__Do this__. The lines to extract run from the first line of the material below to the line containing "Y_MIN, Y_MAX = 17.5, 86.3", both included; leave the pictures behind.
____ Dataset extract
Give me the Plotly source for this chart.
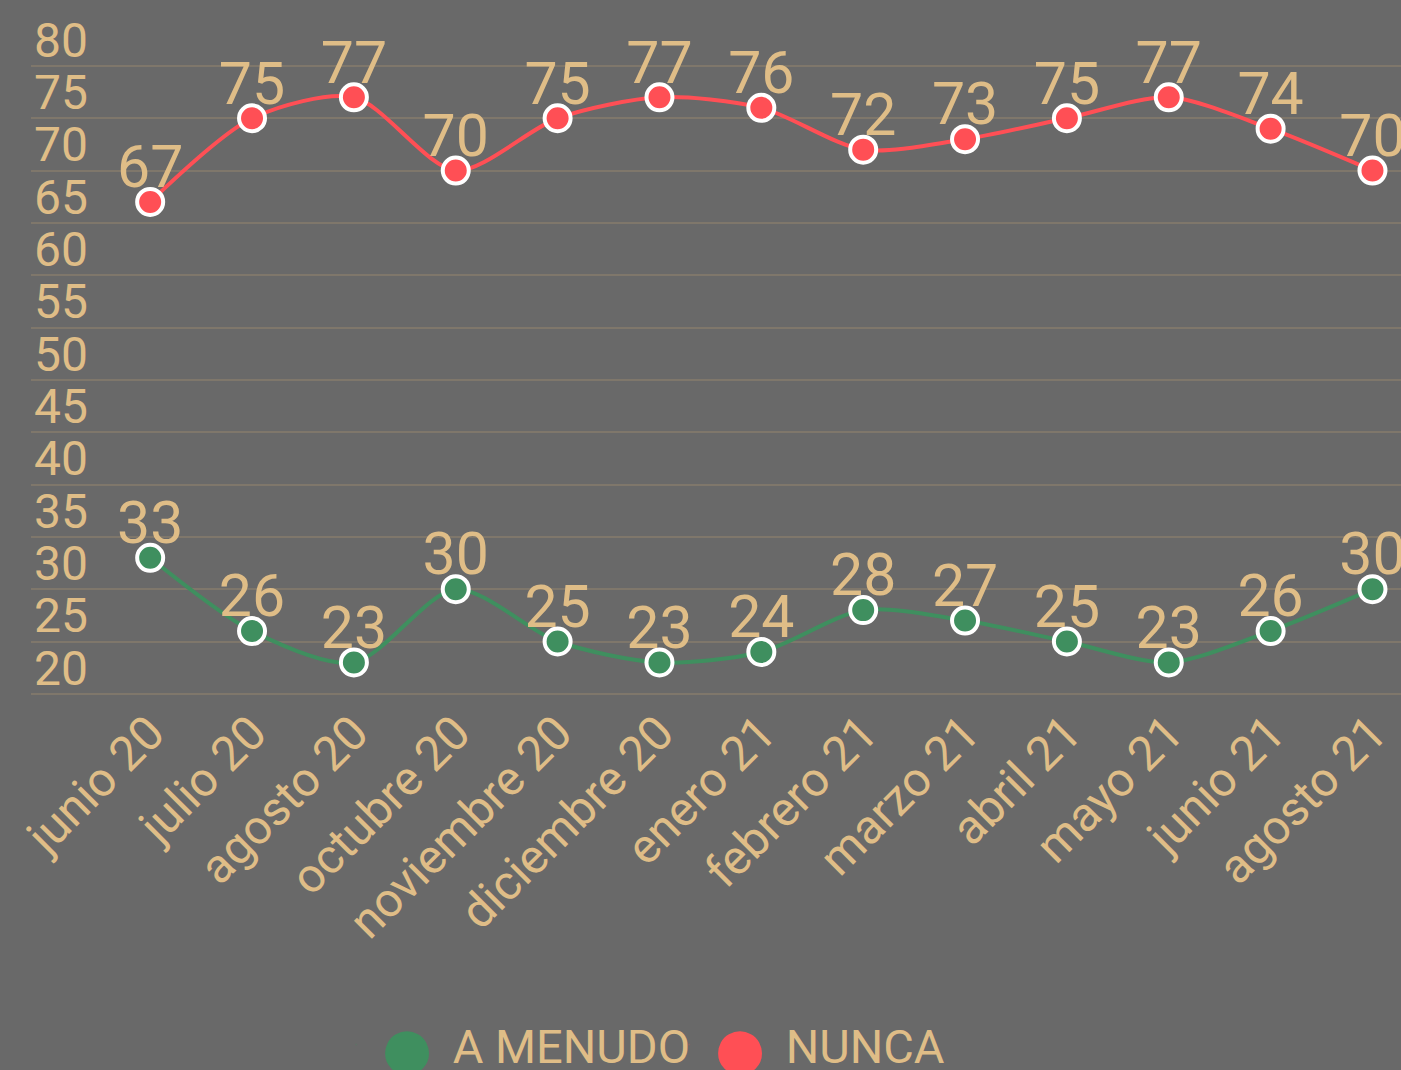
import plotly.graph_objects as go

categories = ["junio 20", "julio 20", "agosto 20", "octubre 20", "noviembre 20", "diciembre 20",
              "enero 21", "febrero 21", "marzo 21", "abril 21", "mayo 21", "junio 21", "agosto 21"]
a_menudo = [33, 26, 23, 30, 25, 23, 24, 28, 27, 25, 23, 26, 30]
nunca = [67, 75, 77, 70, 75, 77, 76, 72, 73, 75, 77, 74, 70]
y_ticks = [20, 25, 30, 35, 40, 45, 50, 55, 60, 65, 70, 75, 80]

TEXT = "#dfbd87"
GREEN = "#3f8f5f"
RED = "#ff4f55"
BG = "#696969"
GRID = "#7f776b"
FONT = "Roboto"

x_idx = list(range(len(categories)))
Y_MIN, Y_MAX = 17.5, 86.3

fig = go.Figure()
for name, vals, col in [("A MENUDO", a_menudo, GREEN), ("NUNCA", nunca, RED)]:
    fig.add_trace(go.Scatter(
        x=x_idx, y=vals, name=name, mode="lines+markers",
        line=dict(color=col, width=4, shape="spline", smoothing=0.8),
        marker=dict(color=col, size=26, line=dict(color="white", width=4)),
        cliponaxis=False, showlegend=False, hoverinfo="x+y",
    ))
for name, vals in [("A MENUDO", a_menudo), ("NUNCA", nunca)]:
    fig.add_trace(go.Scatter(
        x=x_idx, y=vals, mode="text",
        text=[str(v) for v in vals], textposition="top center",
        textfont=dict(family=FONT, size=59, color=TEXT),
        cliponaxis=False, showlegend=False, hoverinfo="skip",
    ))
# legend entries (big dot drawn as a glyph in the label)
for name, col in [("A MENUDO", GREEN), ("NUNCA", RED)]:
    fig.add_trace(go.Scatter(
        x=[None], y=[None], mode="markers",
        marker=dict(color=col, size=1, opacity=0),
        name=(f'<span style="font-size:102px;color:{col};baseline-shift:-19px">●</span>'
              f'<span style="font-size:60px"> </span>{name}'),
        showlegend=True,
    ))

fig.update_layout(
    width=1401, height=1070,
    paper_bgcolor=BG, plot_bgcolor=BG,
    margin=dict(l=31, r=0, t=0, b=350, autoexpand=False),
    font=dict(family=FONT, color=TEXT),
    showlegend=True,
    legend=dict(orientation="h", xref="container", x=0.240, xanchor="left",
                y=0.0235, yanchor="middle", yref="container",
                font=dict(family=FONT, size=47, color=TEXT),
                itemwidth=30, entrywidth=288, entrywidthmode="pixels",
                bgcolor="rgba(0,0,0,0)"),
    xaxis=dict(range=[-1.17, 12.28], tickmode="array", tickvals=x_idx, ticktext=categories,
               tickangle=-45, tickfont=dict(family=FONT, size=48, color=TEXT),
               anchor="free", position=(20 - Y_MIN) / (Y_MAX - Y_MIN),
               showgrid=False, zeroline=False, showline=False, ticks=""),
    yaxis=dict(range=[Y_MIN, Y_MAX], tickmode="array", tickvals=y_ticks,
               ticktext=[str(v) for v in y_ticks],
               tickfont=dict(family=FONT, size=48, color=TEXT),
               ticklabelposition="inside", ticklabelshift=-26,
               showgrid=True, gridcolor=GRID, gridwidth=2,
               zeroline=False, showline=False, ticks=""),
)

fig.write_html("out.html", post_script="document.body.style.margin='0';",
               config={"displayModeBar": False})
________
__Written answer__.
Give me the Plotly source for this chart.
import plotly.graph_objects as go

categories = ["junio 20", "julio 20", "agosto 20", "octubre 20", "noviembre 20", "diciembre 20",
              "enero 21", "febrero 21", "marzo 21", "abril 21", "mayo 21", "junio 21", "agosto 21"]
a_menudo = [33, 26, 23, 30, 25, 23, 24, 28, 27, 25, 23, 26, 30]
nunca = [67, 75, 77, 70, 75, 77, 76, 72, 73, 75, 77, 74, 70]
y_ticks = [20, 25, 30, 35, 40, 45, 50, 55, 60, 65, 70, 75, 80]

TEXT = "#dfbd87"
GREEN = "#3f8f5f"
RED = "#ff4f55"
BG = "#696969"
GRID = "#7f776b"
FONT = "Roboto"

x_idx = list(range(len(categories)))
Y_MIN, Y_MAX = 17.5, 86.3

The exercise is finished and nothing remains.